Begin with the line containing "Emit a component" and end with the line containing "Chart.register(...registerables);". Give those lines again exactly, leaving out the images.

────────────────

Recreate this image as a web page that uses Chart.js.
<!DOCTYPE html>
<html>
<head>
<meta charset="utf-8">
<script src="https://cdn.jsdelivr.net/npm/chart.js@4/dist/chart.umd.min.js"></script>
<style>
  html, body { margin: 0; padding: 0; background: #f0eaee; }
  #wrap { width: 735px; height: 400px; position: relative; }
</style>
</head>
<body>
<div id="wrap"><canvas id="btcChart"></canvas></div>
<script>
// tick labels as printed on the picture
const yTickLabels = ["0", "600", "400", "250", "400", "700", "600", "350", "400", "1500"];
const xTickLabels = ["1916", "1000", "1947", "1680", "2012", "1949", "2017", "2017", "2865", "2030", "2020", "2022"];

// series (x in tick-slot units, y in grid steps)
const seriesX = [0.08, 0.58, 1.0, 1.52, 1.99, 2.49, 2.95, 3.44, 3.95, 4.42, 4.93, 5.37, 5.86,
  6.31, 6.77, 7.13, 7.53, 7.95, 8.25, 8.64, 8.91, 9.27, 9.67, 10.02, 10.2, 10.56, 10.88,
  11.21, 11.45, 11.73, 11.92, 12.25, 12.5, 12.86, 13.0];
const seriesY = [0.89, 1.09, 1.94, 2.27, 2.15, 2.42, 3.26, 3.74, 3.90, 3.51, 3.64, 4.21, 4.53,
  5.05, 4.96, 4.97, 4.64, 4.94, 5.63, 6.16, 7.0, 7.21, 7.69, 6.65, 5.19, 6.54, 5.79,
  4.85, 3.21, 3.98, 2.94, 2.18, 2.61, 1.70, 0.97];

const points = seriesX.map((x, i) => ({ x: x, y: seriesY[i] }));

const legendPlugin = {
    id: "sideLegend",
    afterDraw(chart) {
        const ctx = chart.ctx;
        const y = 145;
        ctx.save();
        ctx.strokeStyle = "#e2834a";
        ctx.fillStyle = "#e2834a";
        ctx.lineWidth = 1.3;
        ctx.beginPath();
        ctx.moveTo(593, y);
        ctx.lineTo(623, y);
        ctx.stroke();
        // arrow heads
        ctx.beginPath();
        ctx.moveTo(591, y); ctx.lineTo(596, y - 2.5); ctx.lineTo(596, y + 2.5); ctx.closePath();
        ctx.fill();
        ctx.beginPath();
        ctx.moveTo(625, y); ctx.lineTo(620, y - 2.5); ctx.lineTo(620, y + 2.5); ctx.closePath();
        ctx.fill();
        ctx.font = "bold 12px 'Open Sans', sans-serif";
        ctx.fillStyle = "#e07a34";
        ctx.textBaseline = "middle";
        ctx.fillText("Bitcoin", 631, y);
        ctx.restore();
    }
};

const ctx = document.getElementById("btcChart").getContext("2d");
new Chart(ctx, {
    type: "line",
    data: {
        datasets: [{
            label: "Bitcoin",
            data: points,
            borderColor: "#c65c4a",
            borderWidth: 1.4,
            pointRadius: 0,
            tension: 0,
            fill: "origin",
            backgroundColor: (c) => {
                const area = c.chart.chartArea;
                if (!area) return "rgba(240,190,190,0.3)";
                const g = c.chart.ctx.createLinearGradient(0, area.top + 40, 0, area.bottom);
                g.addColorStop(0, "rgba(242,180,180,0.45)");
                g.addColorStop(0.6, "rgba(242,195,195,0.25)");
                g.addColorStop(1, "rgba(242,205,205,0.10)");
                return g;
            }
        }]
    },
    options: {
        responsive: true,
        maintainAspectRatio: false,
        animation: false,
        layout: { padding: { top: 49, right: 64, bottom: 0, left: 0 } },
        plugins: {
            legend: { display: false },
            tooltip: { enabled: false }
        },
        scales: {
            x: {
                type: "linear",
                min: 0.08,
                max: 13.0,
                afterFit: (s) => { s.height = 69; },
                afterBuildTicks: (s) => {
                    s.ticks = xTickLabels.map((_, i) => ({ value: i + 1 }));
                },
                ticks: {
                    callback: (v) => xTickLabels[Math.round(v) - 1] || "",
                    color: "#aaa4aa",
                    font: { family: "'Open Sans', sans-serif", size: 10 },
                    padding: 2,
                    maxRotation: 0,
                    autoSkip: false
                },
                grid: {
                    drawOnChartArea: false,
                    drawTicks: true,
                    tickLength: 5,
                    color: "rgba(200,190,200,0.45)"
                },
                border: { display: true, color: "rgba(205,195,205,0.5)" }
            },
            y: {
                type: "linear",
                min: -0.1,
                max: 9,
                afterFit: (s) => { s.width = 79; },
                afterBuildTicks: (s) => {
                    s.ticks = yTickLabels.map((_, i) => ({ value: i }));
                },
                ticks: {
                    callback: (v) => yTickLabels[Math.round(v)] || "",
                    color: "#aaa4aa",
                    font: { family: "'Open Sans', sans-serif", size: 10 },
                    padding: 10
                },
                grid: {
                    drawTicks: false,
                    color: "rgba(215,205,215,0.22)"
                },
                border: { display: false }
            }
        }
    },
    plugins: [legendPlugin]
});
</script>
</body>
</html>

────────────────

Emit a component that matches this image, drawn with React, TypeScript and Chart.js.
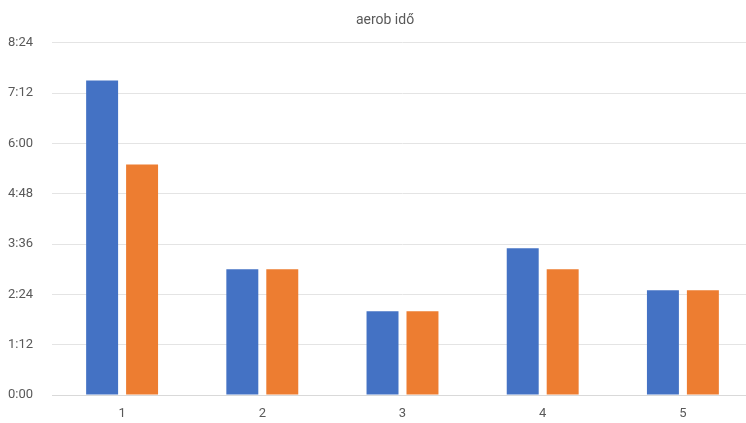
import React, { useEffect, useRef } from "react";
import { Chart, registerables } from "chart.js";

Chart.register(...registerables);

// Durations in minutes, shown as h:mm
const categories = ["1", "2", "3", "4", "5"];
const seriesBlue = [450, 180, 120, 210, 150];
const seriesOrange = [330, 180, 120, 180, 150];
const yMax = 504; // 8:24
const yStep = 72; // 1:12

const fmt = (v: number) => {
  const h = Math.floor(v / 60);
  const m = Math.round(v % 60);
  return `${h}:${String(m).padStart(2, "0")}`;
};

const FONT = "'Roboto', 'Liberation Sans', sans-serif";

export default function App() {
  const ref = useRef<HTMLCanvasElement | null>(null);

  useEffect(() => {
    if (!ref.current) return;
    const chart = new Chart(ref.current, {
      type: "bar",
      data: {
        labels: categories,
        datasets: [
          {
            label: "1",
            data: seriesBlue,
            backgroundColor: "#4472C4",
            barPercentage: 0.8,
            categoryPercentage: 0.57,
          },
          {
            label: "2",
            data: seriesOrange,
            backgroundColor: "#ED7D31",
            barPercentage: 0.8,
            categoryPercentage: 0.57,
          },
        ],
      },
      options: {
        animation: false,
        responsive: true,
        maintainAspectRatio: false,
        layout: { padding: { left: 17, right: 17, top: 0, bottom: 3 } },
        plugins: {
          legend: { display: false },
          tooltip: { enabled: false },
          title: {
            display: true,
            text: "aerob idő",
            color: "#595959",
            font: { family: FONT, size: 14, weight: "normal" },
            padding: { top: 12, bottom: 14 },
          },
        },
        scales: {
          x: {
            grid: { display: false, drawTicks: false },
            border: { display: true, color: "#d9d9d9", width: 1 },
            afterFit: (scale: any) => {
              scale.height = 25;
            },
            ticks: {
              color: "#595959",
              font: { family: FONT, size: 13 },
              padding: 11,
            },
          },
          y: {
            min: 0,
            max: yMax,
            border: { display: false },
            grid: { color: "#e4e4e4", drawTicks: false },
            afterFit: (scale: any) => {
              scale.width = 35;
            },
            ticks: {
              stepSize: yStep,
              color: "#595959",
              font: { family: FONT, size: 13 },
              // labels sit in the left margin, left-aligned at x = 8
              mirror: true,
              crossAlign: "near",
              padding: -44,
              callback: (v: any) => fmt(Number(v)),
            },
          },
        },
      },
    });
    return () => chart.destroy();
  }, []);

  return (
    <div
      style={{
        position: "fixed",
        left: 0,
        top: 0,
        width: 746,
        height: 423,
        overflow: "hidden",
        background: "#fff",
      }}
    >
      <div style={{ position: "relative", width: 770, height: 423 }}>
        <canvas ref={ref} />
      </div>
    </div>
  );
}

────────────────

■ **EXPECTED ANSWER**
Emit a component that matches this image, drawn with React, TypeScript and Chart.js.
import React, { useEffect, useRef } from "react";
import { Chart, registerables } from "chart.js";

Chart.register(...registerables);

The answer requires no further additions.